Required task: Your task is to give the listing below back word for word, pictures excluded.

** Begin **

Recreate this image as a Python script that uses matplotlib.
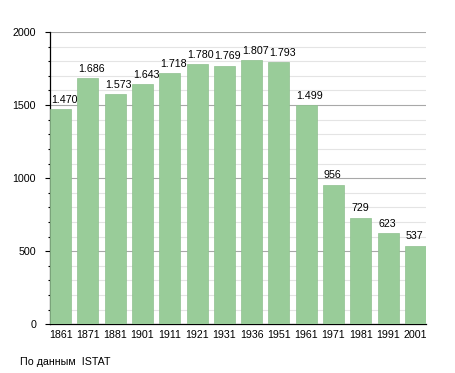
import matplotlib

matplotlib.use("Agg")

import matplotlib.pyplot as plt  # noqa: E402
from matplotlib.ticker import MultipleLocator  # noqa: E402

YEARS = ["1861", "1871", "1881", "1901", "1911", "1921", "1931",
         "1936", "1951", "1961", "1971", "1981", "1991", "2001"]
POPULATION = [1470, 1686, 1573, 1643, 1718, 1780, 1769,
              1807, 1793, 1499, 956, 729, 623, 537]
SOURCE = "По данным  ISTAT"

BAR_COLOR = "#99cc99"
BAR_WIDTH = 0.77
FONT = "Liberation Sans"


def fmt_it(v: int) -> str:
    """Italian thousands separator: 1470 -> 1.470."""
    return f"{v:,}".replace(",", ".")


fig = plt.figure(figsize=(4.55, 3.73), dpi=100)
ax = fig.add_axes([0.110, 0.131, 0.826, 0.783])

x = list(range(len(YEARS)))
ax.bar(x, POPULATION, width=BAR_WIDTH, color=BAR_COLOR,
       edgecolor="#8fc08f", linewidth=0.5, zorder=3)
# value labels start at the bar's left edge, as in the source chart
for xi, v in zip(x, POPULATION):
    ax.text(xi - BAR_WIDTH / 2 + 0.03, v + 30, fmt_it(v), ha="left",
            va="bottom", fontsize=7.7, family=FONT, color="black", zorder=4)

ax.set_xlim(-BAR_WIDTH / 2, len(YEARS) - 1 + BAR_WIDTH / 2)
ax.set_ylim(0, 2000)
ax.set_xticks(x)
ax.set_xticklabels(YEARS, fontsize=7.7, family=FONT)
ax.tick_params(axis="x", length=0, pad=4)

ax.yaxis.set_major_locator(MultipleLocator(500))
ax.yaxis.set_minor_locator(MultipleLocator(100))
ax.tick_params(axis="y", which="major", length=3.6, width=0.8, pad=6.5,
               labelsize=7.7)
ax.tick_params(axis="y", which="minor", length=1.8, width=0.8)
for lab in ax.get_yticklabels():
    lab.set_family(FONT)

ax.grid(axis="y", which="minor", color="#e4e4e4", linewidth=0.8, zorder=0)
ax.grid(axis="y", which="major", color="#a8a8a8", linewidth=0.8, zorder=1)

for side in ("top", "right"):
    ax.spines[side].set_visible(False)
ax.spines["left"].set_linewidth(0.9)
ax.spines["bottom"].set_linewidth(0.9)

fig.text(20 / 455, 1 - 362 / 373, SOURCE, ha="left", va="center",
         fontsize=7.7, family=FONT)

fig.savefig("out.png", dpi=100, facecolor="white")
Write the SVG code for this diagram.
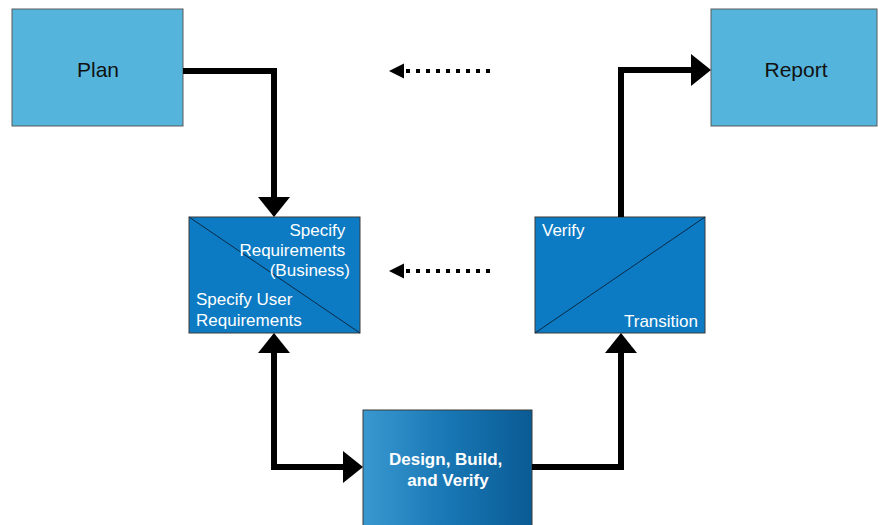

** End **

Exercise solution:
Recreate this image as a Python script that uses matplotlib.
import matplotlib

matplotlib.use("Agg")

import matplotlib.pyplot as plt  # noqa: E402
from matplotlib.ticker import MultipleLocator  # noqa: E402

YEARS = ["1861", "1871", "1881", "1901", "1911", "1921", "1931",
         "1936", "1951", "1961", "1971", "1981", "1991", "2001"]
POPULATION = [1470, 1686, 1573, 1643, 1718, 1780, 1769,
              1807, 1793, 1499, 956, 729, 623, 537]
SOURCE = "По данным  ISTAT"

BAR_COLOR = "#99cc99"
BAR_WIDTH = 0.77
FONT = "Liberation Sans"


def fmt_it(v: int) -> str:
    """Italian thousands separator: 1470 -> 1.470."""
    return f"{v:,}".replace(",", ".")


fig = plt.figure(figsize=(4.55, 3.73), dpi=100)
ax = fig.add_axes([0.110, 0.131, 0.826, 0.783])

x = list(range(len(YEARS)))
ax.bar(x, POPULATION, width=BAR_WIDTH, color=BAR_COLOR,
       edgecolor="#8fc08f", linewidth=0.5, zorder=3)
# value labels start at the bar's left edge, as in the source chart
for xi, v in zip(x, POPULATION):
    ax.text(xi - BAR_WIDTH / 2 + 0.03, v + 30, fmt_it(v), ha="left",
            va="bottom", fontsize=7.7, family=FONT, color="black", zorder=4)

ax.set_xlim(-BAR_WIDTH / 2, len(YEARS) - 1 + BAR_WIDTH / 2)
ax.set_ylim(0, 2000)
ax.set_xticks(x)
ax.set_xticklabels(YEARS, fontsize=7.7, family=FONT)
ax.tick_params(axis="x", length=0, pad=4)

ax.yaxis.set_major_locator(MultipleLocator(500))
ax.yaxis.set_minor_locator(MultipleLocator(100))
ax.tick_params(axis="y", which="major", length=3.6, width=0.8, pad=6.5,
               labelsize=7.7)
ax.tick_params(axis="y", which="minor", length=1.8, width=0.8)
for lab in ax.get_yticklabels():
    lab.set_family(FONT)

ax.grid(axis="y", which="minor", color="#e4e4e4", linewidth=0.8, zorder=0)
ax.grid(axis="y", which="major", color="#a8a8a8", linewidth=0.8, zorder=1)

for side in ("top", "right"):
    ax.spines[side].set_visible(False)
ax.spines["left"].set_linewidth(0.9)
ax.spines["bottom"].set_linewidth(0.9)

fig.text(20 / 455, 1 - 362 / 373, SOURCE, ha="left", va="center",
         fontsize=7.7, family=FONT)

fig.savefig("out.png", dpi=100, facecolor="white")
Write the SVG code for this diagram.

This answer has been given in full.